Gritos de silêncio
Por Mariana Moreira
O crescimento dos assassinatos de mulheres explicita uma situação que, aparentemente, se configura paradoxal, e, numa compreensão aligeirada, alimenta os argumentos da naturalização da violência de gênero e da insignificância de leis e políticas de punição e combate à violência e de proteção a vítimas.
Os argumentos da corrente de defesa da naturalização da violência se alimentam da falácia de que, com a instituição de mecanismos e engenhos legais, jurídicos, sociais, como delegacias especializadas em atendimento a mulheres vítimas de violência, Lei Maria da Penha, Lei do Feminicídio, essa modalidade de violência sairia de cena ou se reduziria a níveis ínfimos, insignificantes para despertar atenção e interesse de mídias, pesquisadores. Então, os casos que crescem e assustam pela voracidade, crueldade e dimensão apenas se amoldam ao contexto das relações humanas que sempre foram marcadas pela violência, considerada como legítima ferramenta de equilíbrio social.
Argumentos que mascaram e minimizam uma conjuntura explicitamente caracterizada por ações e práticas de governo e de estado com forte viés fascista. Uma conjuntura que escancara o desmonte das políticas públicas de educação, de saúde, de proteção da pessoa. Ações e práticas de governo que cortam drasticamente os investimentos em escolas e universidades públicas, anulando as possibilidades de acesso, para uma considerável parcela da população, a espaços de produção de saber, de exercício de pesquisa, de discussão política e filosófica imprescindível para o conhecimento.

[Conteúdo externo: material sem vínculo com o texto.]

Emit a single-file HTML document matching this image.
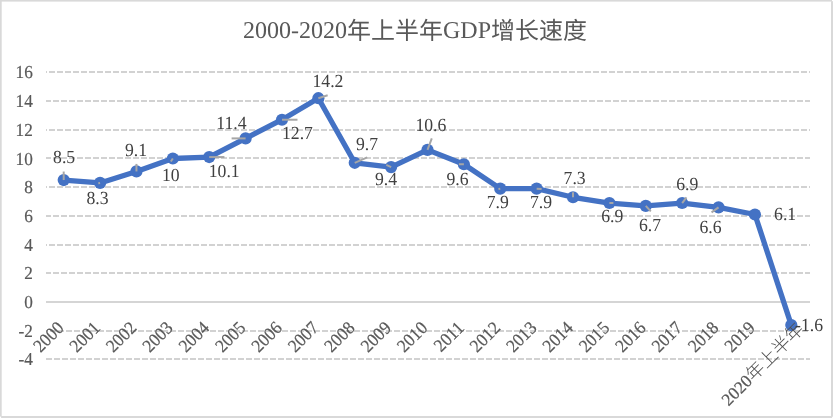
<!DOCTYPE html>
<html><head><meta charset="utf-8"><title>2000-2020年上半年GDP增长速度</title>
<style>
html,body{margin:0;padding:0;background:#fff;}
body{width:834px;height:418px;overflow:hidden;}
svg{display:block;}
text{font-family:"Liberation Serif","Noto Sans CJK SC",serif;text-rendering:geometricPrecision;}
.ax{font-size:17.2px;fill:#595959;stroke:#595959;stroke-width:0.2px;}
.axc{fill:#505050;font-weight:300;stroke:none;}
.dl{font-size:17.7px;fill:#404040;}
.title{font-size:24px;fill:#595959;}
</style></head><body>
<svg width="834" height="418" viewBox="0 0 834 418">
<rect x="0" y="0" width="834" height="418" fill="#fff"/>
<rect x="0" y="0" width="832" height="1.6" fill="#D9D9D9"/>
<rect x="0" y="0" width="1.7" height="416.6" fill="#D9D9D9"/>
<rect x="831" y="1.2" width="2" height="415.5" fill="#D9D9D9"/>
<rect x="1.1" y="416" width="831" height="2" fill="#D9D9D9"/>

<line x1="46.0" y1="359.00" x2="810.0" y2="359.00" stroke="#D2D2D2" stroke-width="1.8" stroke-dasharray="6 2" stroke-dashoffset="0"/>
<line x1="46.0" y1="331.00" x2="810.0" y2="331.00" stroke="#D2D2D2" stroke-width="1.8" stroke-dasharray="6 2" stroke-dashoffset="4"/>
<line x1="46.0" y1="302.00" x2="810.0" y2="302.00" stroke="#D5D5D5" stroke-width="2"/>
<line x1="46.0" y1="273.00" x2="810.0" y2="273.00" stroke="#D2D2D2" stroke-width="1.8" stroke-dasharray="6 2" stroke-dashoffset="1"/>
<line x1="46.0" y1="245.00" x2="810.0" y2="245.00" stroke="#D2D2D2" stroke-width="1.8" stroke-dasharray="6 2" stroke-dashoffset="5"/>
<line x1="46.0" y1="216.00" x2="810.0" y2="216.00" stroke="#D2D2D2" stroke-width="1.8" stroke-dasharray="6 2" stroke-dashoffset="1"/>
<line x1="46.0" y1="187.00" x2="810.0" y2="187.00" stroke="#D2D2D2" stroke-width="1.8" stroke-dasharray="6 2" stroke-dashoffset="5"/>
<line x1="46.0" y1="158.00" x2="810.0" y2="158.00" stroke="#D2D2D2" stroke-width="1.8" stroke-dasharray="6 2" stroke-dashoffset="1"/>
<line x1="46.0" y1="130.00" x2="810.0" y2="130.00" stroke="#D2D2D2" stroke-width="1.8" stroke-dasharray="6 2" stroke-dashoffset="5"/>
<line x1="46.0" y1="101.00" x2="810.0" y2="101.00" stroke="#D2D2D2" stroke-width="1.8" stroke-dasharray="6 2" stroke-dashoffset="1"/>
<line x1="46.0" y1="72.00" x2="810.0" y2="72.00" stroke="#D2D2D2" stroke-width="1.8" stroke-dasharray="6 2" stroke-dashoffset="5"/>
<text class="ax" transform="translate(32.8,365.40) scale(1,1.06)" text-anchor="end">-4</text>
<text class="ax" transform="translate(32.8,336.70) scale(1,1.06)" text-anchor="end">-2</text>
<text class="ax" transform="translate(32.8,308.00) scale(1,1.06)" text-anchor="end">0</text>
<text class="ax" transform="translate(32.8,279.30) scale(1,1.06)" text-anchor="end">2</text>
<text class="ax" transform="translate(32.8,250.60) scale(1,1.06)" text-anchor="end">4</text>
<text class="ax" transform="translate(32.8,221.90) scale(1,1.06)" text-anchor="end">6</text>
<text class="ax" transform="translate(32.8,193.20) scale(1,1.06)" text-anchor="end">8</text>
<text class="ax" transform="translate(32.8,164.50) scale(1,1.06)" text-anchor="end">10</text>
<text class="ax" transform="translate(32.8,135.80) scale(1,1.06)" text-anchor="end">12</text>
<text class="ax" transform="translate(32.8,107.10) scale(1,1.06)" text-anchor="end">14</text>
<text class="ax" transform="translate(32.8,78.40) scale(1,1.06)" text-anchor="end">16</text>
<text class="title" x="415.0" y="38.3" text-anchor="middle">2000-2020<tspan dy="1">年上半年</tspan><tspan dy="-1">GDP</tspan><tspan dy="1">增长速度</tspan></text>
<polyline points="63.70,180.04 100.08,182.91 136.46,171.42 172.84,158.50 209.22,157.06 245.60,138.40 281.98,119.73 318.36,98.19 354.74,162.81 391.12,167.12 427.50,149.88 463.88,164.24 500.26,188.66 536.64,188.66 573.02,197.27 609.40,203.02 645.78,205.89 682.16,203.02 718.54,207.32 754.92,214.50 791.30,325.08" fill="none" stroke="#4472C4" stroke-width="5.3" stroke-linejoin="round" stroke-linecap="round"/>
<circle cx="63.70" cy="180.04" r="6.1" fill="#4472C4"/>
<circle cx="100.08" cy="182.91" r="6.1" fill="#4472C4"/>
<circle cx="136.46" cy="171.42" r="6.1" fill="#4472C4"/>
<circle cx="172.84" cy="158.50" r="6.1" fill="#4472C4"/>
<circle cx="209.22" cy="157.06" r="6.1" fill="#4472C4"/>
<circle cx="245.60" cy="138.40" r="6.1" fill="#4472C4"/>
<circle cx="281.98" cy="119.73" r="6.1" fill="#4472C4"/>
<circle cx="318.36" cy="98.19" r="6.1" fill="#4472C4"/>
<circle cx="354.74" cy="162.81" r="6.1" fill="#4472C4"/>
<circle cx="391.12" cy="167.12" r="6.1" fill="#4472C4"/>
<circle cx="427.50" cy="149.88" r="6.1" fill="#4472C4"/>
<circle cx="463.88" cy="164.24" r="6.1" fill="#4472C4"/>
<circle cx="500.26" cy="188.66" r="6.1" fill="#4472C4"/>
<circle cx="536.64" cy="188.66" r="6.1" fill="#4472C4"/>
<circle cx="573.02" cy="197.27" r="6.1" fill="#4472C4"/>
<circle cx="609.40" cy="203.02" r="6.1" fill="#4472C4"/>
<circle cx="645.78" cy="205.89" r="6.1" fill="#4472C4"/>
<circle cx="682.16" cy="203.02" r="6.1" fill="#4472C4"/>
<circle cx="718.54" cy="207.32" r="6.1" fill="#4472C4"/>
<circle cx="754.92" cy="214.50" r="6.1" fill="#4472C4"/>
<circle cx="791.30" cy="325.08" r="6.1" fill="#4472C4"/>
<line x1="63.70" y1="180.04" x2="63.70" y2="171.54" stroke="#A6A6A6" stroke-width="2"/>
<line x1="100.08" y1="182.91" x2="98.28" y2="183.21" stroke="#A6A6A6" stroke-width="2"/>
<line x1="136.46" y1="171.42" x2="136.46" y2="163.92" stroke="#A6A6A6" stroke-width="2"/>
<line x1="172.84" y1="158.50" x2="170.84" y2="161.50" stroke="#A6A6A6" stroke-width="2"/>
<line x1="209.22" y1="157.06" x2="224.42" y2="157.06" stroke="#A6A6A6" stroke-width="2"/>
<line x1="245.60" y1="138.40" x2="231.60" y2="138.40" stroke="#A6A6A6" stroke-width="2"/>
<line x1="281.98" y1="119.73" x2="297.48" y2="119.73" stroke="#A6A6A6" stroke-width="2"/>
<line x1="318.36" y1="98.19" x2="327.66" y2="95.19" stroke="#A6A6A6" stroke-width="2"/>
<line x1="354.74" y1="162.81" x2="367.24" y2="157.31" stroke="#A6A6A6" stroke-width="2"/>
<line x1="391.12" y1="167.12" x2="386.32" y2="164.92" stroke="#A6A6A6" stroke-width="2"/>
<line x1="427.50" y1="149.88" x2="431.80" y2="138.38" stroke="#A6A6A6" stroke-width="2"/>
<line x1="463.88" y1="164.24" x2="458.88" y2="164.24" stroke="#A6A6A6" stroke-width="2"/>
<line x1="500.26" y1="188.66" x2="498.46" y2="188.96" stroke="#A6A6A6" stroke-width="2"/>
<line x1="536.64" y1="188.66" x2="541.64" y2="188.96" stroke="#A6A6A6" stroke-width="2"/>
<line x1="573.02" y1="197.27" x2="573.02" y2="192.27" stroke="#A6A6A6" stroke-width="2"/>
<line x1="609.40" y1="203.02" x2="613.40" y2="203.02" stroke="#A6A6A6" stroke-width="2"/>
<line x1="645.78" y1="205.89" x2="650.78" y2="211.39" stroke="#A6A6A6" stroke-width="2"/>
<line x1="682.16" y1="203.02" x2="686.46" y2="197.42" stroke="#A6A6A6" stroke-width="2"/>
<line x1="718.54" y1="207.32" x2="711.54" y2="212.32" stroke="#A6A6A6" stroke-width="2"/>
<text class="ax" transform="translate(64.80,329.00) rotate(-45) scale(1,1.06)" text-anchor="end">2000</text>
<text class="ax" transform="translate(101.18,329.00) rotate(-45) scale(1,1.06)" text-anchor="end">2001</text>
<text class="ax" transform="translate(137.56,329.00) rotate(-45) scale(1,1.06)" text-anchor="end">2002</text>
<text class="ax" transform="translate(173.94,329.00) rotate(-45) scale(1,1.06)" text-anchor="end">2003</text>
<text class="ax" transform="translate(210.32,329.00) rotate(-45) scale(1,1.06)" text-anchor="end">2004</text>
<text class="ax" transform="translate(246.70,329.00) rotate(-45) scale(1,1.06)" text-anchor="end">2005</text>
<text class="ax" transform="translate(283.08,329.00) rotate(-45) scale(1,1.06)" text-anchor="end">2006</text>
<text class="ax" transform="translate(319.46,329.00) rotate(-45) scale(1,1.06)" text-anchor="end">2007</text>
<text class="ax" transform="translate(355.84,329.00) rotate(-45) scale(1,1.06)" text-anchor="end">2008</text>
<text class="ax" transform="translate(392.22,329.00) rotate(-45) scale(1,1.06)" text-anchor="end">2009</text>
<text class="ax" transform="translate(428.60,329.00) rotate(-45) scale(1,1.06)" text-anchor="end">2010</text>
<text class="ax" transform="translate(464.98,329.00) rotate(-45) scale(1,1.06)" text-anchor="end">2011</text>
<text class="ax" transform="translate(501.36,329.00) rotate(-45) scale(1,1.06)" text-anchor="end">2012</text>
<text class="ax" transform="translate(537.74,329.00) rotate(-45) scale(1,1.06)" text-anchor="end">2013</text>
<text class="ax" transform="translate(574.12,329.00) rotate(-45) scale(1,1.06)" text-anchor="end">2014</text>
<text class="ax" transform="translate(610.50,329.00) rotate(-45) scale(1,1.06)" text-anchor="end">2015</text>
<text class="ax" transform="translate(646.88,329.00) rotate(-45) scale(1,1.06)" text-anchor="end">2016</text>
<text class="ax" transform="translate(683.26,329.00) rotate(-45) scale(1,1.06)" text-anchor="end">2017</text>
<text class="ax" transform="translate(719.64,329.00) rotate(-45) scale(1,1.06)" text-anchor="end">2018</text>
<text class="ax" transform="translate(756.02,329.00) rotate(-45) scale(1,1.06)" text-anchor="end">2019</text>
<text class="ax" transform="translate(805.0,330.3) rotate(-45)" text-anchor="end"><tspan style="font-size:17.5px">2020</tspan><tspan class="axc" style="font-size:18.3px">年上半年</tspan></text>
<text class="dl" transform="translate(53.10,163.00) scale(1,1.045)">8.5</text>
<text class="dl" transform="translate(86.50,203.50) scale(1,1.045)">8.3</text>
<text class="dl" transform="translate(124.90,155.50) scale(1,1.045)">9.1</text>
<text class="dl" transform="translate(161.90,181.20) scale(1,1.045)">10</text>
<text class="dl" transform="translate(208.70,177.00) scale(1,1.045)">10.1</text>
<text class="dl" transform="translate(216.30,128.70) scale(1,1.045)">11.4</text>
<text class="dl" transform="translate(282.00,138.80) scale(1,1.045)">12.7</text>
<text class="dl" transform="translate(312.50,87.20) scale(1,1.045)">14.2</text>
<text class="dl" transform="translate(356.00,149.80) scale(1,1.045)">9.7</text>
<text class="dl" transform="translate(374.90,185.00) scale(1,1.045)">9.4</text>
<text class="dl" transform="translate(415.40,130.60) scale(1,1.045)">10.6</text>
<text class="dl" transform="translate(446.40,185.00) scale(1,1.045)">9.6</text>
<text class="dl" transform="translate(486.70,208.10) scale(1,1.045)">7.9</text>
<text class="dl" transform="translate(530.00,208.20) scale(1,1.045)">7.9</text>
<text class="dl" transform="translate(563.60,184.10) scale(1,1.045)">7.3</text>
<text class="dl" transform="translate(601.20,221.90) scale(1,1.045)">6.9</text>
<text class="dl" transform="translate(639.00,231.30) scale(1,1.045)">6.7</text>
<text class="dl" transform="translate(676.20,189.50) scale(1,1.045)">6.9</text>
<text class="dl" transform="translate(699.40,232.60) scale(1,1.045)">6.6</text>
<text class="dl" transform="translate(774.10,219.50) scale(1,1.045)">6.1</text>
<text class="dl" transform="translate(795.00,331.30) scale(1,1.045)">-1.6</text>
</svg></body></html>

Conhecimento que, suspenso a condição de ferramenta capaz de destravar mentes e conceitos, abrindo perspectivas de se apropriar do novo, do diferente, do diverso, com gentileza, criatividade e, sobretudo, despojamento de prenoções e posições aguerridamente defendidas como únicas e válidas. Para tanto, como nos recomenda o mestre Zygmunt Bauman: “É preciso uma educação permanente para dar a nós mesmos a possibilidade de escolher. Mas temos ainda mais necessidade de salvar as condições que tornam as escolhas possíveis e ao nosso alcance”.
Portanto, o crescimento da violência contra mulheres, apenas e somente, por sua condição de gênero, não é natural por termos a Lei Maria da Penha, a Lei do Feminicídio, as delegacias especializadas. Ela se “naturaliza” quando não enxergamos que a falta de investimentos humano e material nas delegacias especializadas lhes atrofia a ação. Que a operacionalização de todos os pressupostos e requisitos preceituados na leis e artefatos jurídicos tem intima relação com a oferta de equipamentos, formação humana, expansão de ação e atuação a todos, indistinto de lugar, posição, credo.
A “naturalização” da violência de gênero segue como indica o poeta: “Mirem-se no exemplo daquelas mulheres de Atenas. (…) Elas não têm gosto ou vontade. Nem defeito nem qualidade. Têm medo apenas”.